HINTERLAND
Critique du film
Jacques Ferron qualifiait de poétique la distorsion de la forme sur le fond. Familière étrangeté, parfois même qualifiée de défaut, la déformation de l’image par le support même censé le reproduire, procure ce double sentiment de curiosité et de malaise qui résume sans conteste l’expérience du visionnage de Hinterland, douzième long-métrage de Stefan Ruzowitsky.
Amateur des ambiances sombres et tourmentantes, le réalisateur du remarqué Les Faussaires y explore pleinement le choc culturel ayant frappé non seulement l’Autriche mais l’Europe toute entière au lendemain de la Première Guerre mondiale. En suivant le parcours d’un vétéran impérialiste dans une Vienne républicaine, Ruzowitsky raconte autant la difficulté du retour chez soi que la reconstruction d’une société toute entière.
ARRIÈR(É) PAYS
Plus que soignée, la direction artistique du film se révèle en véritable tour de force. Tourné sur fond bleu, assumant pleinement son décalage entre une recherche de réalité historique et l’implantation d’effets oniriques, Hinterland réussit, par la seule interaction des ses acteurs avec ses environnements, à rendre par l’image la sensation d’une époque cherchant désespérément à se rebâtir sur des fondations bancales et dépassées.
Jouant habillement de l’aspect hautement artificiel de ces décors d’abord dessinés puis adaptés en numérique, Hinterland démontre l’extraordinaire pouvoir narratif de la seule action filmée. L’absurdité d’un monde aux perspectives insensées devient la parfaite métaphore d’une existence sans logique, prise entre la douloureuse acceptation d’une défaite et la nécessité d’aller de l’avant.
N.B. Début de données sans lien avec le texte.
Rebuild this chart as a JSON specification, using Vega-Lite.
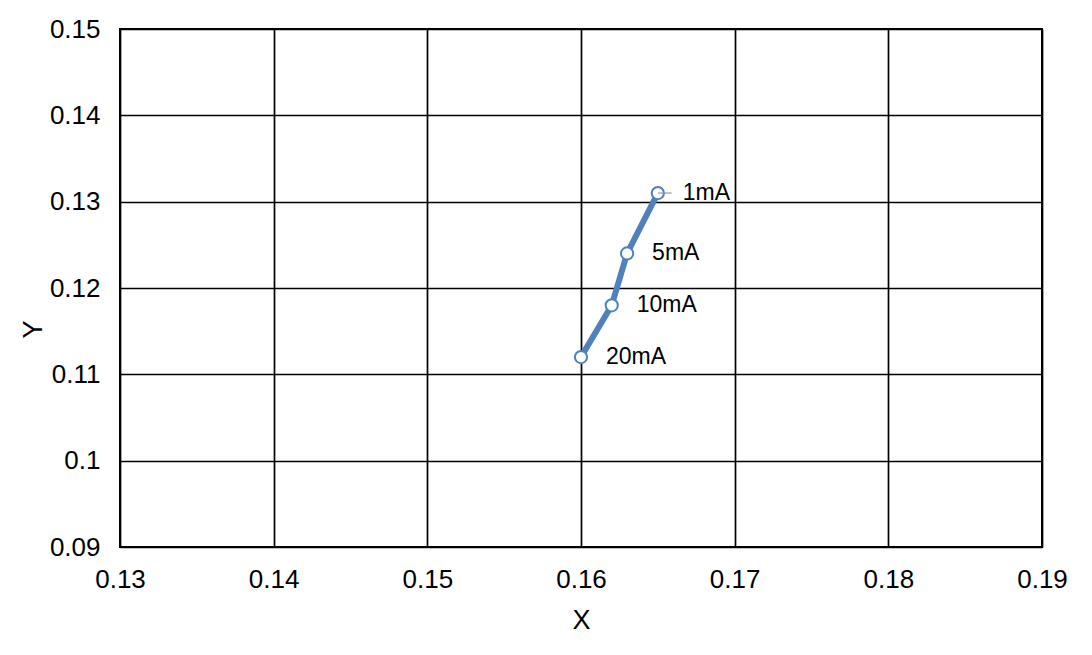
{
  "$schema": "https://vega.github.io/schema/vega-lite/v6.json",
  "width": 922,
  "height": 518,
  "autosize": {"type": "none"},
  "padding": {"left": 120, "top": 29, "right": 50, "bottom": 108},
  "background": "white",
  "config": {
    "font": "Liberation Sans",
    "view": {"stroke": "black", "strokeWidth": 2},
    "axis": {
      "grid": true,
      "gridColor": "black",
      "gridWidth": 1.7,
      "gridOpacity": 1,
      "ticks": false,
      "domain": false,
      "labelFont": "Liberation Sans",
      "labelFontSize": 26,
      "labelColor": "black",
      "labelFlush": false,
      "labelOverlap": false,
      "titleFont": "Liberation Sans",
      "titleFontSize": 27,
      "titleFontWeight": "normal",
      "titleColor": "black"
    }
  },
  "data": {
    "values": [
      {"X": 0.165, "Y": 0.131, "label": "1mA", "order": 1},
      {"X": 0.163, "Y": 0.124, "label": "5mA", "order": 2},
      {"X": 0.162, "Y": 0.118, "label": "10mA", "order": 3},
      {"X": 0.160, "Y": 0.112, "label": "20mA", "order": 4}
    ]
  },
  "encoding": {
    "x": {
      "field": "X", "type": "quantitative",
      "scale": {"domain": [0.13, 0.19], "nice": false, "zero": false},
      "axis": {"values": [0.13, 0.14, 0.15, 0.16, 0.17, 0.18, 0.19], "format": "~g", "labelPadding": 19, "title": "X", "titleY": 73, "titleBaseline": "middle", "titleAnchor": "middle"}
    },
    "y": {
      "field": "Y", "type": "quantitative",
      "scale": {"domain": [0.09, 0.15], "nice": false, "zero": false},
      "axis": {"values": [0.09, 0.10, 0.11, 0.12, 0.13, 0.14, 0.15], "format": "~g", "labelPadding": 20, "title": "Y", "titleX": -87, "titleY": 300, "titleAngle": -90, "titleBaseline": "middle", "titleAlign": "center", "titleAnchor": null}
    }
  },
  "layer": [
    {
      "mark": {"type": "line", "color": "#4F81BD", "strokeWidth": 6},
      "encoding": {"order": {"field": "order"}}
    },
    {
      "mark": {"type": "point", "filled": true, "fill": "white", "stroke": "#4F81BD", "strokeWidth": 2, "size": 150, "opacity": 1}
    },
    {
      "transform": [{"filter": "datum.order == 1"}],
      "mark": {"type": "rule", "color": "#999999", "strokeWidth": 1.2},
      "encoding": {
        "x": {"field": "X", "type": "quantitative"},
        "x2": {"datum": 0.1659},
        "y": {"field": "Y", "type": "quantitative"}
      }
    },
    {
      "mark": {"type": "text", "align": "left", "baseline": "middle", "dx": 25, "fontSize": 23, "color": "black", "font": "Liberation Sans"},
      "encoding": {"text": {"field": "label"}}
    }
  ]
}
Le grand hommage à l’expressionnisme allemand, que l’on pouvait craindre simplement plastique, y trouve toute sa légitimité.
Riche de nombreux thèmes, le choix de la dépeinte d’un groupe d’hommes, partis représentants d’un grand empire et revenant prisonniers d’une guerre perdue, réussit à illustrer la métaphore d’une souffrance de tout ce qu’un homme ayant un concept traditionnel de la masculinité craindrait le plus. De l’orgueil patriotique tourné en ridicule au pater familias abandonné, des stigmates physiques et psychologiques aux injures publiques, la performance de Murathan Maslu porte le film malgré certains écueils scénaristiques prévisibles – de sa liaison furtive avec sa partenaire d’enquête à la résolution du mystère entourant le meurtrier qu’il traque.
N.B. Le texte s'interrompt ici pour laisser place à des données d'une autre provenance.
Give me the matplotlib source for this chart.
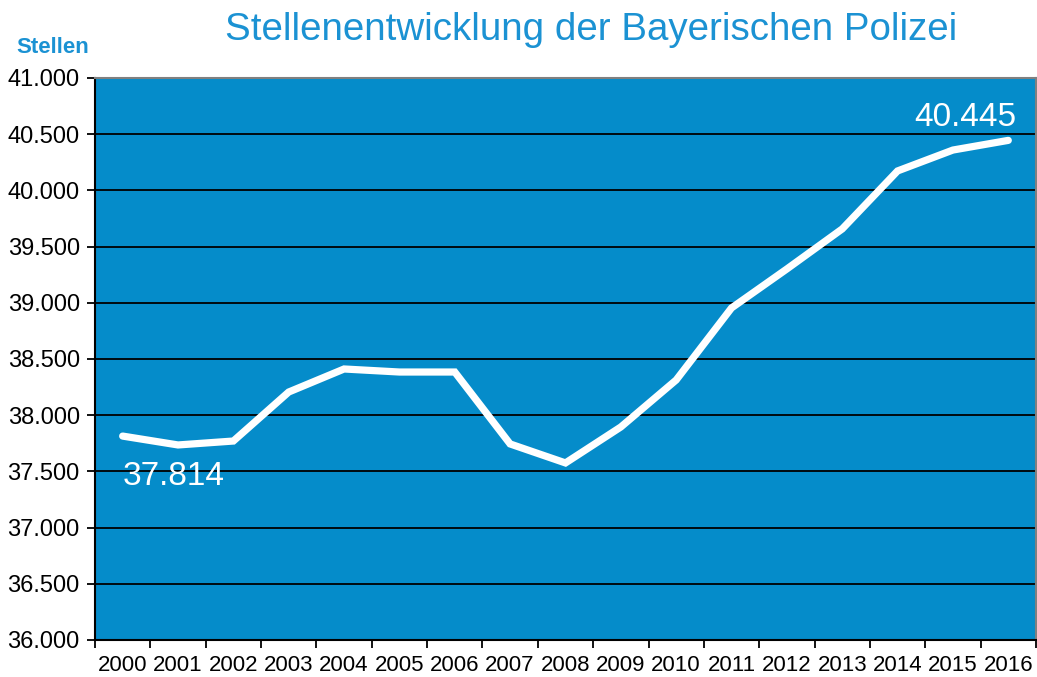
import matplotlib
matplotlib.use("Agg")
import matplotlib.pyplot as plt

plt.rcParams['font.family'] = ['Liberation Sans', 'DejaVu Sans']

years = list(range(2000, 2017))
stellen = [37814, 37735, 37770, 38206, 38411, 38384, 38384, 37744, 37575,
           37895, 38313, 38954, 39301, 39657, 40173, 40359, 40445]
yticks = list(range(36000, 41001, 500))

blue = '#058cca'
title_blue = '#1b92d3'

def de(v):
    return f"{v:,}".replace(",", ".")

fig = plt.figure(figsize=(10.37, 6.77), dpi=100)
ax = fig.add_axes([0.0916, 0.0547, 0.9074, 0.8301])
ax.set_facecolor(blue)

x = list(range(len(years)))
ax.plot(x, stellen, color='white', lw=5.2, solid_capstyle='round', solid_joinstyle='miter', zorder=3)

ax.set_xlim(-0.5, len(years) - 0.5)
ax.set_ylim(36000, 41000)
ax.set_yticks(yticks)
ax.set_yticklabels([de(v) for v in yticks], fontsize=17)
ax.yaxis.grid(True, color='black', lw=1.3)
ax.set_axisbelow(True)

ax.set_xticks([i - 0.5 for i in range(len(years) + 1)])
ax.set_xticklabels([])
ax.set_xticks(x, minor=True)
ax.set_xticklabels([str(y) for y in years], minor=True, fontsize=16)
ax.tick_params(axis='x', which='minor', length=0, pad=11)
ax.tick_params(axis='both', which='major', length=6, width=1.3, direction='out')
ax.tick_params(axis='y', pad=5)

for s in ['left', 'bottom']:
    ax.spines[s].set_color('black')
    ax.spines[s].set_linewidth(1.5)
for s in ['top', 'right']:
    ax.spines[s].set_color('#808080')
    ax.spines[s].set_linewidth(1.5)

ax.annotate(de(stellen[0]), (x[0], stellen[0]), xytext=(0, -18), textcoords='offset points',
            ha='left', va='top', color='white', fontsize=24)
ax.annotate(de(stellen[-1]), (x[-1], stellen[-1]), xytext=(6, 5), textcoords='offset points',
            ha='right', va='bottom', color='white', fontsize=24)

fig.text(0.57, 0.955, 'Stellenentwicklung der Bayerischen Polizei', ha='center', va='center',
         color=title_blue, fontsize=27.7)
fig.text(0.016, 0.93, 'Stellen', ha='left', va='center', color=title_blue, fontsize=16, fontweight='bold')

fig.savefig('out.png', dpi=100)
On regrettera l’inégalité de jeu des autres interprètes, ainsi qu’une écriture de dialogues inutilement appuyée, qui desservent plus qu’elles n’apportent à un film qui, dans sa seconde moitié, semble d’avantage explorer les genres et les ressorts dramatiques que de se raconter par sa force visuelle. L’exercice de style remarquable en devient lourd et dommageable, parachevant le sentiment d’être quelque peu passé à côté de son potentiel.